The KPOJ call sign originated at what is now KKPZ AM 1330, which for many years was the Mutual Broadcasting System's Portland affiliate. In the 1970s, that station changed its call letters to KUPL. The call letters stand for Portland Oregon Journal, the now-defunct newspaper that once owned AM 1330.
The station is noteworthy because it was the first progressive talk radio station to be owned by Clear Channel Communications. Its schedule features a local morning show and syndicated programs from Dial Global, Premiere Radio (which is owned by Clear Channel) and other radio syndication companies. KPOJ was the first station to call its format "Progressive Talk", a tag that is often used.
Just prior to adopting the present format, KPOJ was an oldies station with low Arbitron ratings. Immediately after picking up talk, KPOJ quadrupled their number of listeners, and in its first Arbitron ratings book became the most-listened AM station in the market, particularly among younger listeners coveted by advertisers. Following their success in Portland, Clear Channel rolled out the format and a nearly identical on-air lineup on many of their struggling AM stations in other markets, to mostly modest success.

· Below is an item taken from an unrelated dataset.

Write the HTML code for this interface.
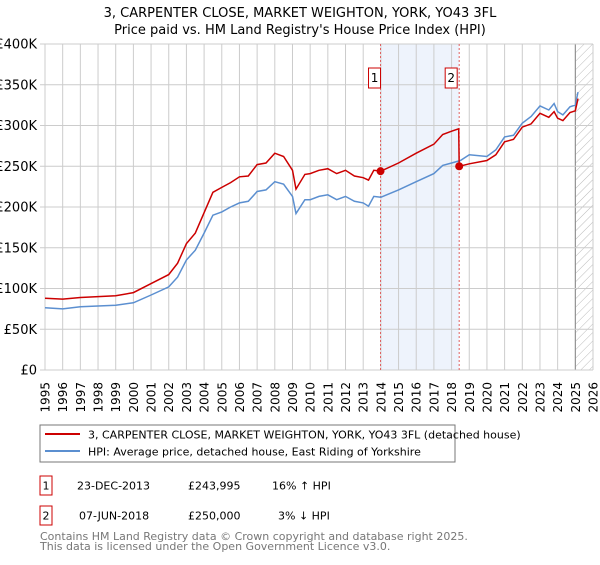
<!DOCTYPE html>
<html><head><meta charset="utf-8"><style>
body{margin:0;background:#fff;font-family:"Liberation Sans","DejaVu Sans",sans-serif;}
svg text{font-family:"DejaVu Sans","Liberation Sans",sans-serif;}
</style></head><body>
<svg id="c" width="600" height="560" viewBox="0 0 600 560">
<text x="300" y="17" text-anchor="middle" font-size="13" fill="#000">3, CARPENTER CLOSE, MARKET WEIGHTON, YORK, YO43 3FL</text>
<text x="300" y="34" text-anchor="middle" font-size="13" fill="#000">Price paid vs. HM Land Registry's House Price Index (HPI)</text>
<g id="grid"></g>
<g id="marks"></g>
<rect x="40" y="425" width="415" height="37" fill="#fff" stroke="#777"/>
<line x1="45" y1="434" x2="80" y2="434" stroke="#cc0000" stroke-width="2"/>
<text x="88" y="438.5" font-size="11">3, CARPENTER CLOSE, MARKET WEIGHTON, YORK, YO43 3FL (detached house)</text>
<line x1="45" y1="451" x2="80" y2="451" stroke="#5b8fd0" stroke-width="2"/>
<text x="88" y="455.5" font-size="11">HPI: Average price, detached house, East Riding of Yorkshire</text>
<g font-size="11">
<rect x="40" y="476" width="12" height="19" fill="#fff" stroke="#cc0000"/><text x="46" y="489.5" text-anchor="middle">1</text>
<text x="77" y="489.5">23-DEC-2013</text><text x="188" y="489.5">£243,995</text><text x="272" y="489.5">16% ↑ HPI</text></g>
<g font-size="11">
<rect x="40" y="506" width="12" height="19" fill="#fff" stroke="#cc0000"/><text x="46" y="519.5" text-anchor="middle">2</text>
<text x="79" y="519.5">07-JUN-2018</text><text x="188" y="519.5">£250,000</text><text x="278" y="519.5">3% ↓ HPI</text></g>
<text x="40" y="540" font-size="11" fill="#777">Contains HM Land Registry data © Crown copyright and database right 2025.</text>
<text x="40" y="550" font-size="11" fill="#777">This data is licensed under the Open Government Licence v3.0.</text>
</svg>
<script>
const hpiYears=[1995,1996,1997,1998,1999,2000,2001,2002,2002.5,2003,2003.5,2004,2004.5,2005,2005.5,2006,2006.5,2007,2007.5,2008,2008.5,2009,2009.2,2009.7,2010,2010.5,2011,2011.5,2012,2012.5,2013,2013.3,2013.6,2014,2015,2016,2017,2017.5,2018,2018.5,2019,2020,2020.5,2021,2021.5,2022,2022.5,2023,2023.5,2023.8,2024,2024.3,2024.7,2025,2025.15];
const hpiValues=[76.5,75,77.5,78.5,79.5,82.5,92,102,114,135,147,168,190,194,200,205,207,219,221,231,228,213,192,209,209,213,215,209,213,207,205,201,213,212,221,231,241,251,254,257,264,262,270,286,288,303,311,324,319,327,317,313,323,325,341];
const priceYears=[1995,1996,1997,1998,1999,2000,2001,2002,2002.5,2003,2003.5,2004,2004.5,2005,2005.5,2006,2006.5,2007,2007.5,2008,2008.5,2009,2009.2,2009.7,2010,2010.5,2011,2011.5,2012,2012.5,2013,2013.3,2013.6,2014,2015,2016,2017,2017.5,2018,2018.4,2018.43,2019,2020,2020.5,2021,2021.5,2022,2022.5,2023,2023.5,2023.8,2024,2024.3,2024.7,2025,2025.15];
const priceValues=[88,87,89,90,91,95,106,117,131,155,168,193,218,224,230,237,238,252,254,266,262,245,222,240,241,245,247,241,245,238,236,233,245,244,254,266,277,289,293,296,250,253,257,264,280,283,298,302,315,310,317,309,306,316,318,333];
const saleYears=[2013.98,2018.43];
const saleValues=[243.995,250];
const saleLabels=["1","2"];
const yTicks=[0,50,100,150,200,250,300,350,400];
const yTickLabels=["£0","£50K","£100K","£150K","£200K","£250K","£300K","£350K","£400K"];
const xTicks=[];for(let y=1995;y<=2026;y++)xTicks.push(y);

const L=45,R=593,T=44,B=370,X0=1995,X1=2026;
const xs=v=>L+(v-X0)/(X1-X0)*(R-L);
const ys=v=>B-v/400*(B-T);
const NS="http://www.w3.org/2000/svg";
function mk(tag,attrs,parent){const e=document.createElementNS(NS,tag);for(const k in attrs)e.setAttribute(k,attrs[k]);parent.appendChild(e);return e;}
const grid=document.getElementById('grid'),marks=document.getElementById('marks');
// shading between sales
let sh=mk('rect',{x:xs(saleYears[0]),y:T,width:xs(saleYears[1])-xs(saleYears[0]),height:B-T,fill:'#eef3fc'},grid);


// hatched future
let hp=mk('pattern',{id:'hatch',width:6,height:6,patternUnits:'userSpaceOnUse',patternTransform:'rotate(45)'},mk('defs',{},grid));
mk('line',{x1:0,y1:0,x2:0,y2:6,stroke:'#bbb','stroke-width':1},hp);
let hr=mk('rect',{x:xs(2025.0),y:T,width:R-xs(2025.0),height:B-T,fill:'url(#hatch)'},grid);


xTicks.forEach(t=>{
 let l=mk('line',{x1:xs(t),y1:T,x2:xs(t),y2:B,stroke:'#cccccc','stroke-width':1},grid);
 
 
 let tx=mk('text',{x:0,y:0,'font-size':12,'text-anchor':'end',transform:`translate(${xs(t)+4.5},382) rotate(-90)`},grid);
 tx.textContent=t;
 
 
});
mk('line',{x1:xs(2025.0),y1:T,x2:xs(2025.0),y2:B,stroke:'#888','stroke-width':1},grid);
yTicks.forEach((t,i)=>{
 let l=mk('line',{x1:L-5,y1:ys(t),x2:R,y2:ys(t),stroke:'#cccccc','stroke-width':1},grid);
 
 
 let tx=mk('text',{x:L-8,y:ys(t)+4.5,'font-size':13,'text-anchor':'end'},grid);
 tx.textContent=yTickLabels[i];
 
 
});
saleYears.forEach((s,i)=>{
 let l=mk('line',{x1:xs(s),y1:T,x2:xs(s),y2:B,stroke:'#e06060','stroke-width':1,'stroke-dasharray':'2,2'},grid);
 
 
 let bx=xs(s)-(i==0?6:8)-6;
 let r=mk('rect',{x:bx,y:68,width:12,height:20,fill:'#fff',stroke:'#cc0000'},grid);
 
 
 let tx=mk('text',{x:bx+6,y:82,'font-size':12,'text-anchor':'middle'},grid);
 tx.textContent=saleLabels[i];
 
 
});
const path=(xa,va)=>xa.map((x,i)=>(i?'L':'M')+xs(x).toFixed(1)+','+ys(va[i]).toFixed(1)).join('');
let hl=mk('path',{d:path(hpiYears,hpiValues),fill:'none',stroke:'#5b8fd0','stroke-width':1.5},marks);


let pl=mk('path',{d:path(priceYears,priceValues),fill:'none',stroke:'#cc0000','stroke-width':1.5},marks);


saleYears.forEach((s,i)=>{
 let c=mk('circle',{cx:xs(s),cy:ys(saleValues[i]),r:4,fill:'#cc0000'},marks);
 
 
});
</script>
</body></html>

With the switch to its current format, KPOJ, in just two years, has gone from a low-rated afterthought, with many format and call letter changes over the years, to one of the most influential stations in the country.
Many progressive talk stations around the country, owned by Clear Channel and by other companies, air a weekday lineup, including Thom Hartmann, Ed Schultz, Randi Rhodes. KPOJ differs from many other progressive talk radio stations in that it airs a local-live morning show (instead of the syndicated Stephanie Miller Show, which is part of the line-up on most other progressive talk stations but does not air in Portland, although it aired on KCMD (now KUFO) opposite the KPOJ local show until 2009). The original host of KPOJ's morning show was Thom Hartmann, who has since scaled back his involvement in the local program to focus on his syndicated program, which is broadcast from KPOJ.
KPOJ weekday programming runs from 3 a.m. Monday to 3 a.m. Saturday. Bill Press, the local morning show hosted by Carl Wolfson, and Thom Hartmann Nationwide are broadcast live. All other programs are on a delay of at least three hours.